Its symbolism is profoundly dualistic. The Cloud is the source of life-giving rain, the gentle shade on a blistering day. It represents nourishment, emotional release, and divine grace descending from above. Yet, it is also the thunderhead, the harbinger of the storm, the fog that blinds and confuses. It can represent sorrow, depression (to be 'under a cloud'), or the obscuring of truth. This duality may play out in your personal narrative as a capacity for both immense tenderness and sudden, stormy volatility. You might be seen as both a comforting presence and an unpredictable force, reflecting the Cloud’s power to both sustain and disrupt the landscape below it.
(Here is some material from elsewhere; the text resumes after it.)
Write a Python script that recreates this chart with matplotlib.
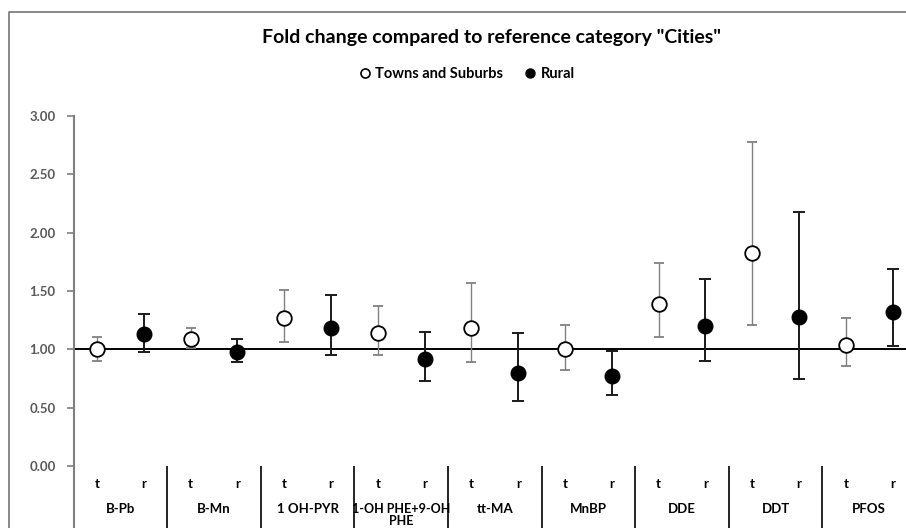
import numpy as np
import matplotlib.pyplot as plt
from matplotlib.lines import Line2D

plt.rcParams['font.family'] = ['Lato', 'DejaVu Sans']

categories = ["B-Pb", "B-Mn", "1 OH-PYR", "1-OH PHE+9-OH\nPHE", "tt-MA",
              "MnBP", "DDE", "DDT", "PFOS"]
towns = [1.00, 1.09, 1.27, 1.14, 1.18, 1.00, 1.39, 1.83, 1.04]
towns_lo = [0.90, 1.01, 1.06, 0.95, 0.89, 0.82, 1.11, 1.21, 0.86]
towns_hi = [1.11, 1.18, 1.51, 1.37, 1.57, 1.21, 1.74, 2.78, 1.27]
rural = [1.13, 0.98, 1.18, 0.92, 0.80, 0.77, 1.20, 1.28, 1.32]
rural_lo = [0.98, 0.89, 0.95, 0.73, 0.56, 0.61, 0.90, 0.75, 1.03]
rural_hi = [1.30, 1.09, 1.47, 1.15, 1.14, 0.99, 1.60, 2.18, 1.69]
yticks = [0.0, 0.5, 1.0, 1.5, 2.0, 2.5, 3.0]

towns = np.array(towns)
rural = np.array(rural)
n = len(categories)
idx = np.arange(n)
xt = idx + 0.25
xr = idx + 0.75

W, H = 906, 528
fig = plt.figure(figsize=(W / 100, H / 100), dpi=100)
# outer chart frame (left and top edges; the rest is beyond the picture)
fig.add_artist(Line2D([9 / W, 9 / W, 1.0], [0, 1 - 12 / H, 1 - 12 / H],
                      transform=fig.transFigure, color='#7f7f7f', linewidth=1.3))

ax = fig.add_axes([73.6 / W, 0, 842.4 / W, 412 / H])
ax.set_xlim(0, n)
ax.set_ylim(3.0 - 412 / 116.67, 3.0)

ax.axhline(1.0, color='black', linewidth=1.4, zorder=1)

ax.errorbar(xt, towns, yerr=[towns - towns_lo, np.array(towns_hi) - towns],
            fmt='o', color='#808080', ecolor='#808080', elinewidth=1.0, capsize=3.5,
            capthick=1.0, markersize=10.5, markerfacecolor='white',
            markeredgecolor='black', markeredgewidth=1.3, zorder=3)
ax.errorbar(xr, rural, yerr=[rural - rural_lo, np.array(rural_hi) - rural],
            fmt='o', color='black', ecolor='#1a1a1a', elinewidth=1.4, capsize=4,
            capthick=1.4, markersize=10.5, markerfacecolor='black',
            markeredgecolor='black', zorder=3)

# category axis below 0
ax.vlines(idx[1:], ax.get_ylim()[0], 0, color='black', linewidth=1.2)
for i in idx:
    ax.text(i + 0.25, -0.155, 't', ha='center', va='center', fontsize=9.5, fontweight='bold')
    ax.text(i + 0.75, -0.155, 'r', ha='center', va='center', fontsize=9.5, fontweight='bold')
    fs = 9.0 if '\n' in categories[i] else 9.5
    ax.text(i + 0.5, -0.32, categories[i], ha='center', va='top', fontsize=fs,
            fontweight='bold', linespacing=0.95)

ax.set_yticks(yticks)
ax.set_yticklabels([f"{v:.2f}" for v in yticks], color='#595959', fontsize=9.5,
                   fontweight='bold')
ax.tick_params(axis='y', direction='out', length=5, width=1.2, color='#7f7f7f', pad=8)
ax.set_xticks([])
for s in ['top', 'right', 'bottom']:
    ax.spines[s].set_visible(False)
ax.spines['left'].set_color('#7f7f7f')
ax.spines['left'].set_linewidth(1.5)

fig.text(492 / W, 1 - 37 / H, 'Fold change compared to reference category "Cities"',
         ha='center', va='center', fontsize=14, fontweight='bold')
handles = [Line2D([], [], linestyle='none', marker='o', markersize=6.5, markerfacecolor='white',
                  markeredgecolor='black', markeredgewidth=1.2),
           Line2D([], [], linestyle='none', marker='o', markersize=6.5, markerfacecolor='black',
                  markeredgecolor='black')]
fig.legend(handles, ['Towns and Suburbs', 'Rural'], loc='center', ncol=2,
           bbox_to_anchor=(466 / W, 1 - 74 / H), frameon=False, handletextpad=0.25,
           columnspacing=1.3, prop={'weight': 'bold', 'size': 10.5}, handlelength=1.0)

fig.savefig('out.png', dpi=100)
Furthermore, the Cloud symbolizes the mind itself, particularly the imaginative and contemplative faculties. It is the stuff of daydreams, the visible representation of a thought drifting across the psyche's sky. To identify with the Cloud is to identify with the thinker, the poet, the philosopher. Your personal mythology might not be a heroic epic, but a quieter, more abstract story about the generation of ideas and the observation of the world from a detached, elevated perspective. Your life's work may be less about building monuments on the ground and more about painting unforgettable, ephemeral pictures in the sky.